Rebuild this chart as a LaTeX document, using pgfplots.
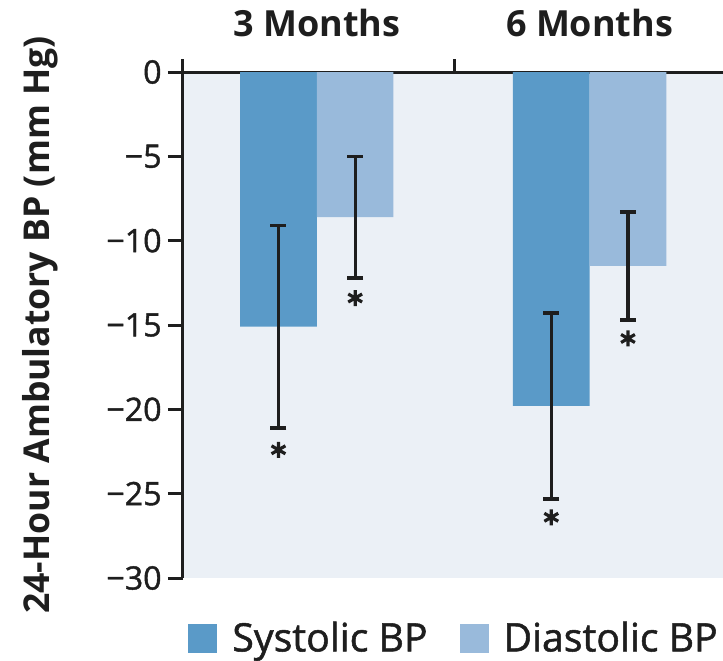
\documentclass[border=0pt]{standalone}
\usepackage{fontspec}
\setmainfont{Open Sans}
\newfontface\medium[FakeBold=1.3]{Open Sans}
\usepackage{pgfplots}
\pgfplotsset{compat=1.18}

\definecolor{sysblue}{HTML}{5A9AC8}
\definecolor{diablue}{HTML}{99BADB}
\definecolor{panel}{HTML}{EBF0F6}
\definecolor{ink}{HTML}{1E1E1E}

\begin{document}
\begin{tikzpicture}
\begin{axis}[
  scale only axis, width=272pt, height=253pt,
  xmin=0, xmax=2, ymin=-30, ymax=0,
  enlargelimits=false,
  axis x line*=top, axis y line*=left,
  axis line style={ink, line width=1.5pt},
  axis background/.style={fill=panel},
  tick align=outside,
  every tick/.style={ink, line width=1.5pt},
  major tick length=7.5pt,
  minor tick length=6.5pt,
  xtick={0.492,1.495},
  xticklabels={3 Months,6 Months},
  major x tick style={draw=none},
  minor xtick={0,1,2},
  xticklabel style={font=\bfseries\fontsize{18}{21}\selectfont, text=ink, anchor=south, inner sep=0pt, yshift=10pt},
  ytick={0,-5,-10,-15,-20,-25,-30},
  yticklabels={0,−5,−10,−15,−20,−25,−30},
  yticklabel style={font=\medium\fontsize{16.1}{19}\selectfont, text=ink, inner sep=0pt, xshift=-3pt},
  ylabel={24-Hour Ambulatory BP (mm Hg)},
  every axis y label/.style={at={(axis description cs:-0.263,0.5)}, rotate=90, anchor=center,
    text=ink, font=\bfseries\fontsize{17.8}{21}\selectfont},
  legend style={at={([xshift=2.5pt,yshift=-30pt]axis description cs:0,0)}, anchor=west,
    draw=none, fill=none, inner sep=0pt, legend columns=2, text=ink,
    font=\medium\fontsize{19.6}{23}\selectfont, nodes={inner sep=0pt},
    /tikz/every even column/.append style={column sep=16pt}},
  legend cell align=left,
]

% change in 24-hour systolic BP, mean and error
\addplot[ybar, bar width=0.2816, bar shift=0, fill=sysblue, draw=none,
  legend image code/.code={\fill[sysblue] (0pt,-7.25pt) rectangle (14.5pt,7.25pt); \path (22pt,0pt);},
  error bars/.cd, y dir=both, y explicit,
  error bar style={ink, line width=1.6pt},
  error mark options={rotate=90, ink, line width=1.8pt, mark size=4pt}]
  coordinates {(0.351,-15.1) +- (0,6.0) (1.354,-19.8) +- (0,5.5)};
\addlegendentry{Systolic BP}

% change in 24-hour diastolic BP, mean and error
\addplot[ybar, bar width=0.2816, bar shift=0, fill=diablue, draw=none,
  legend image code/.code={\fill[diablue] (0pt,-7.25pt) rectangle (14.5pt,7.25pt); \path (22pt,0pt);},
  error bars/.cd, y dir=both, y explicit,
  error bar style={ink, line width=1.6pt},
  error mark options={rotate=90, ink, line width=1.8pt, mark size=4pt}]
  coordinates {(0.633,-8.6) +- (0,3.6) (1.636,-11.5) +- (0,3.2)};
\addlegendentry{Diastolic BP}

% significance markers
\addplot[only marks, mark=asterisk, mark size=4pt, mark options={ink, line width=1.6pt}, forget plot]
  coordinates {(0.351,-22.4) (0.633,-13.4) (1.354,-26.4) (1.636,-15.8)};
\end{axis}
\pgfresetboundingbox
\useasboundingbox (-91.5pt,-41pt) rectangle (270pt,289pt);
\end{tikzpicture}
\end{document}
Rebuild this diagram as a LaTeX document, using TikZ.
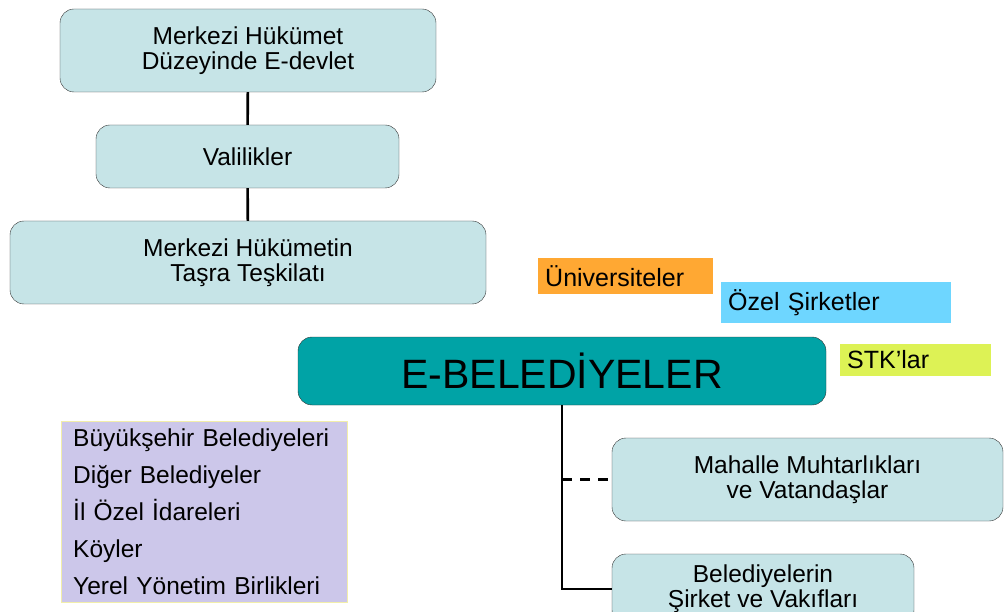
\documentclass[tikz,border=0pt]{standalone}
\usepackage{fontspec}
\setmainfont{Liberation Sans}
\usepackage{tikz}

\definecolor{boxfill}{RGB}{198,228,231}
\definecolor{tealfill}{RGB}{0,163,166}
\definecolor{lilac}{RGB}{204,199,234}
\definecolor{lilacedge}{RGB}{242,238,170}
\definecolor{orangefill}{RGB}{255,168,51}
\definecolor{bluefill}{RGB}{110,214,255}
\definecolor{limefill}{RGB}{221,242,85}

\tikzset{
	unit/.style={shape=rectangle,rounded corners=14pt,draw=black!80,fill=boxfill,align=center,font=\fontsize{24.5}{25}\selectfont},
	actor/.style={shape=rectangle,anchor=west,minimum height=32pt,inner sep=7pt,align=left,font=\fontsize{25}{25}\selectfont},
	link/.style={line width=2.6pt}
}

\begin{document}
\begin{tikzpicture}[x=1pt,y=-1pt]
	\useasboundingbox (0,0) rectangle (1004,612);
	
	\node[unit,minimum width=376pt,minimum height=83pt] (edevlet) at (248, 50.5)     {Merkezi Hükümet\\Düzeyinde E-devlet};
	\node[unit,minimum width=303pt,minimum height=63pt] (vali) at (247.5, 156.5)     {Valilikler};
	\node[unit,minimum width=476pt,minimum height=83pt] (tasra) at (248, 262.5)     {Merkezi Hükümetin\\Taşra Teşkilatı};
	
	\node[actor,fill=orangefill,text width=161pt] (univ) at (538, 276)     {Üniversiteler};
	\node[actor,fill=bluefill,text width=216pt] (sirket) at (721, 302.5)     {Özel Şirketler};
	\node[actor,fill=limefill,text width=137pt] (stk) at (840, 360)     {STK’lar};
	
	\node[unit,fill=tealfill,minimum width=528pt,minimum height=68pt,font=\fontsize{41}{45}\selectfont] (ebel) at (562, 371)     {E-BELEDİYELER};
	
	\node[shape=rectangle,draw=lilacedge,fill=lilac,anchor=north west,minimum height=181pt,text width=262pt,inner xsep=12pt,inner ysep=0pt,align=left,font=\fontsize{24.5}{37}\selectfont] (yerel) at (61, 421)
		{Büyükşehir Belediyeleri\\Diğer Belediyeler\\İl Özel İdareleri\\Köyler\\Yerel Yönetim Birlikleri};
	
	\node[unit,minimum width=391pt,minimum height=83pt] (muhtar) at (807.5, 479.5)     {Mahalle Muhtarlıkları\\ve Vatandaşlar};
	\node[unit,minimum width=302pt,minimum height=70pt] (vakif) at (763, 589)     {Belediyelerin\\Şirket ve Vakıfları};
	
	\path[link] (edevlet) edge (vali);
	\path[link] (vali) edge (tasra);
	\draw[link] (ebel.south) -- (ebel.south |- vakif.west) -- (vakif.west);
	\draw[link,dashed,dash pattern=on 10pt off 8pt] (ebel.south |- muhtar.west) -- (muhtar.west);
\end{tikzpicture}
\end{document}
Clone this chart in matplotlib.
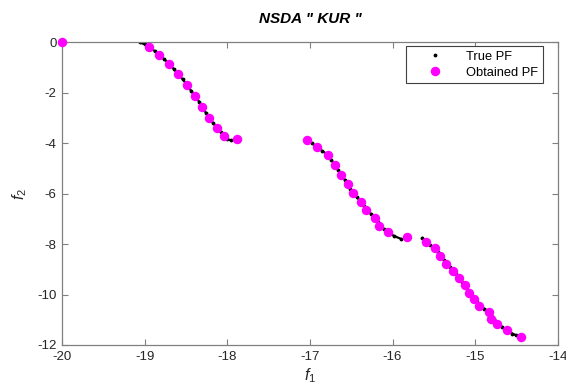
import numpy as np
import matplotlib.pyplot as plt

plt.rcParams['font.family'] = ['Liberation Sans', 'DejaVu Sans']
plt.rcParams['axes.unicode_minus'] = False
plt.rcParams['mathtext.fontset'] = 'custom'
plt.rcParams['mathtext.it'] = 'Liberation Sans:italic'
plt.rcParams['mathtext.rm'] = 'Liberation Sans'

# True Pareto front (three segments)
true_x1 = [-19.06, -19.00, -18.95, -18.88, -18.82, -18.76, -18.70, -18.65, -18.60, -18.54, -18.49, -18.44,
           -18.39, -18.34, -18.30, -18.26, -18.22, -18.17, -18.13, -18.08, -18.04, -18.00, -17.96]
true_y1 = [-0.00, -0.08, -0.18, -0.34, -0.51, -0.68, -0.86, -1.05, -1.25, -1.46, -1.68, -1.91,
           -2.14, -2.35, -2.56, -2.79, -3.01, -3.20, -3.38, -3.56, -3.72, -3.84, -3.88]
true_x2 = [-17.03, -16.97, -16.91, -16.85, -16.78, -16.74, -16.70, -16.66, -16.62, -16.58, -16.54, -16.51, -16.48,
           -16.43, -16.38, -16.35, -16.32, -16.26, -16.21, -16.18, -16.16, -16.10, -16.05, -15.98, -15.90]
true_y2 = [-3.86, -4.01, -4.16, -4.31, -4.46, -4.66, -4.86, -5.06, -5.26, -5.44, -5.62, -5.80, -5.97,
           -6.15, -6.32, -6.49, -6.65, -6.80, -6.95, -7.12, -7.29, -7.42, -7.54, -7.68, -7.79]
true_x3 = [-15.64, -15.60, -15.55, -15.49, -15.45, -15.42, -15.38, -15.35, -15.31, -15.27, -15.23, -15.20, -15.16,
           -15.12, -15.10, -15.08, -15.05, -15.02, -14.98, -14.95, -14.89, -14.83, -14.81, -14.77, -14.73,
           -14.67, -14.61, -14.55, -14.50]
true_y3 = [-7.76, -7.90, -8.03, -8.16, -8.33, -8.49, -8.63, -8.77, -8.91, -9.05, -9.20, -9.35, -9.50,
           -9.64, -9.78, -9.92, -10.05, -10.17, -10.31, -10.44, -10.56, -10.68, -10.82, -10.96, -11.16,
           -11.29, -11.41, -11.55, -11.62]

# Obtained Pareto front (NSDA)
obt_x = [-20.00,
         -18.95, -18.82, -18.70, -18.60, -18.49, -18.39, -18.30, -18.22, -18.13, -18.04, -17.88,
         -17.03, -16.91, -16.78, -16.70, -16.62, -16.54, -16.48, -16.38, -16.32, -16.21, -16.16, -16.05, -15.83,
         -15.60, -15.49, -15.42, -15.35, -15.27, -15.20, -15.12, -15.08, -15.02, -14.95, -14.83, -14.81,
         -14.73, -14.61, -14.45]
obt_y = [0.00,
         -0.18, -0.51, -0.86, -1.25, -1.68, -2.14, -2.56, -3.01, -3.38, -3.72, -3.82,
         -3.86, -4.16, -4.46, -4.86, -5.26, -5.62, -5.97, -6.32, -6.65, -6.95, -7.29, -7.54, -7.72,
         -7.90, -8.16, -8.49, -8.77, -9.05, -9.35, -9.64, -9.92, -10.17, -10.44, -10.68, -10.96,
         -11.16, -11.41, -11.67]

x_ticks = [-20, -19, -18, -17, -16, -15, -14]
y_ticks = [0, -2, -4, -6, -8, -10, -12]

fig = plt.figure(figsize=(5.66, 3.92), dpi=100)
ax = fig.add_axes([0.1095, 0.12, 0.876, 0.772])

segments = [(true_x1, true_y1), (true_x2, true_y2), (true_x3, true_y3)]
for i, (sx, sy) in enumerate(segments):
    ax.plot(sx, sy, '-', color='black', lw=1.6, zorder=2)
    ax.plot(sx, sy, '.', color='black', ms=3.5, zorder=2,
            label='True PF' if i == 0 else None)

ax.plot(obt_x, obt_y, 'o', color='#ff00ff', mec='#ff00ff', ms=5.8, zorder=3,
        clip_on=False, label='Obtained PF')

ax.set_xlim(-20, -14)
ax.set_ylim(-12, 0)
ax.set_xticks(x_ticks)
ax.set_yticks(y_ticks)

for s in ax.spines.values():
    s.set_color('#808080')
    s.set_linewidth(0.9)
ax.tick_params(direction='in', top=True, right=True, length=4, width=0.8,
               color='#808080', labelcolor='#262626', labelsize=9.5, pad=4)

ax.set_title('NSDA " KUR "', fontsize=11, fontweight='bold', fontstyle='italic', pad=14)
ax.set_xlabel('$f_1$', fontsize=11.5, color='#262626', labelpad=3)
ax.set_ylabel('$f_2$', fontsize=11.5, color='#262626', labelpad=6)

leg = ax.legend(loc='upper right', fontsize=9.3, fancybox=False, framealpha=1,
                edgecolor='#404040', borderpad=0.35, labelspacing=0.3,
                handlelength=3.7, handletextpad=0.6, borderaxespad=0,
                bbox_to_anchor=(0.970, 0.987))
leg.get_frame().set_linewidth(0.8)

plt.savefig('out.png', dpi=100)
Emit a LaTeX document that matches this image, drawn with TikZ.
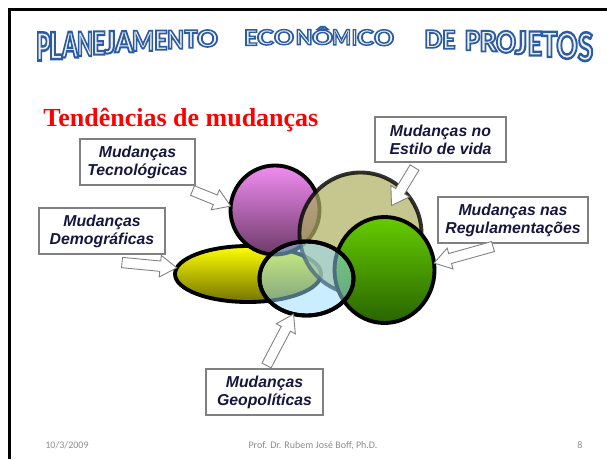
\documentclass[tikz,border=0pt]{standalone}
\usepackage{fontspec}
\usepackage{graphicx}
\usetikzlibrary{calc,shapes.geometric,shapes.arrows}
\newfontfamily\titlefont{Carlito}
\newfontfamily\boxfont{Liberation Sans}
\newfontfamily\headfont{Liberation Serif}
\pgfmathsetmacro{\pixlen}{0.02cm}
\definecolor{titleivory}{RGB}{242,240,228}
\definecolor{boxgray}{RGB}{128,128,128}
\definecolor{labelnavy}{RGB}{22,22,62}
\definecolor{footgray}{RGB}{140,140,140}
\tikzset{
  change box/.style={draw=boxgray, fill=white, line width=0.6pt, align=center,
    text=labelnavy, minimum height=46*\pixlen, inner sep=1pt,
    font=\boxfont\bfseries\itshape\fontsize{9}{10.2}\selectfont},
  block arrow/.style={single arrow, draw=boxgray, fill=white, line width=0.5pt,
    inner sep=2.7pt, outer sep=0pt, single arrow head extend=3.2pt,
    single arrow tip angle=66},
  trend/.style={line width=2.2pt, draw=black, inner sep=0pt, outer sep=0pt},
  title letter/.style={inner sep=0pt, anchor=south, text=titleivory, font=\titlefont\bfseries},
  footer text/.style={inner sep=0pt, text=footgray, font=\titlefont\fontsize{5.7}{7}\selectfont}
}
% outlined title glyphs: stroke blue, fill with the text colour
\newcommand{\outlined}[1]{%
  \special{pdf:literal direct 2 Tr 0.6 w 0.17 0.36 0.66 RG}#1%
  \special{pdf:literal direct 0 Tr}}
% block arrow from a tail point to a tip point
\newcommand{\blockarrow}[3]{%
  \path let \p1=($(#3)-(#2)$) in
    node[block arrow, anchor=tail, minimum height={veclen(\x1,\y1)},
      rotate={atan2(\y1,\x1)}] (#1) at (#2) {};}

\begin{document}
\begin{tikzpicture}[x=0.02cm, y=-0.02cm]
    \useasboundingbox (0,0) rectangle (607,459);
    % slide frame
    \draw[line width=1.7pt] (9.5,459) -- (9.5,9.5) -- (607,9.5);
    % title, letter by letter
    \foreach \ch/\cx/\cw/\up [count=\k] in {P/43.5/13/0, L/56/12/0, A/70/15/0,
        N/85/14/0, E/99/12/0, J/110/10/0, A/124/17/0, M/143/20/0, E/161/12/0,
        N/175.5/15/0, T/191/12/0, O/207.5/19/0, E/251/12/0, C/265.5/15/0,
        O/284/18/0, N/304/15/0, Ô/322.5/19/3, M/341.5/17/0, I/354.5/5/0,
        C/365.5/15/0, O/384/18/0, D/433.5/16/0, E/449/12/0, P/472.5/14/0,
        R/488.5/16/0, O/506/18/0, J/521/11/0, E/535/13/0, T/549.5/14/0,
        O/567/19/0, S/585.5/14/0} {
        \pgfmathsetmacro{\dev}{((\cx-312)/278)^2}
        \pgfmathsetlengthmacro{\lw}{1.1*\cw*\pixlen}
        \pgfmathsetlengthmacro{\lh}{(15+14*\dev+\up)*\pixlen}
        \node[title letter] (title_\k) at (\cx, 45+17*\dev)
            {\resizebox{\lw}{\lh}{\outlined{\ch}}};
    }
    \node[anchor=base west, inner sep=0pt, text=red,
        font=\headfont\bfseries\fontsize{14.8}{18}\selectfont] (heading) at (43,127)
        {Tendências de mudanças};
    % trends
    \node[trend, ellipse, minimum width=146*\pixlen, minimum height=56*\pixlen,
        top color=yellow, bottom color={rgb,255:red,115;green,115;blue,0}] (ell_dem) at (248,274) {};
    \node[trend, circle, minimum size=89*\pixlen,
        top color={rgb,255:red,242;green,140;blue,242},
        bottom color={rgb,255:red,108;green,58;blue,104}] (circ_tec) at (275,210) {};
    \node[trend, circle, minimum size=122*\pixlen, draw opacity=0.8, fill opacity=0.72,
        fill={rgb,255:red,176;green,176;blue,100}] (circ_est) at (360.5,233.5) {};
    \node[trend, ellipse, minimum width=100*\pixlen, minimum height=106*\pixlen,
        top color={rgb,255:red,102;green,204;blue,0},
        bottom color={rgb,255:red,40;green,100;blue,0}] (circ_reg) at (384.5,270) {};
    \node[trend, ellipse, minimum width=94*\pixlen, minimum height=74*\pixlen,
        fill={rgb,255:red,150;green,220;blue,255}, fill opacity=0.5] (ell_geo) at (306.5,278.5) {};
    \node[trend, ellipse, minimum width=94*\pixlen, minimum height=74*\pixlen] (ell_geo_rim) at (ell_geo) {};
    % labels
    \node[change box, minimum width=115*\pixlen] (box_tec) at (137.5,162) {Mudanças\\Tecnológicas};
    \node[change box, minimum width=126*\pixlen] (box_dem) at (102,231) {Mudanças\\Demográficas};
    \node[change box, minimum width=131*\pixlen, minimum height=45*\pixlen] (box_est) at (440.5,139.5) {Mudanças no\\Estilo de vida};
    \node[change box, minimum width=150*\pixlen] (box_reg) at (513,220) {Mudanças nas\\Regulamentações};
    \node[change box, minimum width=117*\pixlen] (box_geo) at (264.5,392) {Mudanças\\Geopolíticas};
    % arrows
    \coordinate (tail_tec) at ($(box_tec.south east)+(-3,5)$);
    \coordinate (tail_dem) at ($(box_dem.south)+(20,8)$);
    \coordinate (tail_est) at ($(box_est.south)+(-26,5)$);
    \coordinate (tip_est) at ($(circ_est.center)+(31,-28)$);
    \coordinate (tail_reg) at ($(box_reg.south)+(-20,3)$);
    \coordinate (tail_geo) at ($(box_geo.north)+(2,-3)$);
    \blockarrow{arr_tec}{tail_tec}{circ_tec.175}
    \blockarrow{arr_dem}{tail_dem}{ell_dem.175}
    \blockarrow{arr_est}{tail_est}{tip_est}
    \blockarrow{arr_reg}{tail_reg}{circ_reg.8}
    \blockarrow{arr_geo}{tail_geo}{ell_geo.250}
    % footer
    \node[footer text, anchor=base west] (foot_date) at (45,448) {10/3/2009};
    \node[footer text, anchor=base] (foot_author) at (313,448) {Prof. Dr. Rubem José Boff, Ph.D.};
    \node[footer text, anchor=base] (foot_page) at (580,448) {8};
\end{tikzpicture}
\end{document}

**Exercise brief:** In the records above, find each line that holds the word "chart"; copy all such lines.

**Reply to the exercise:**
Rebuild this chart as a LaTeX document, using pgfplots.
Clone this chart in matplotlib.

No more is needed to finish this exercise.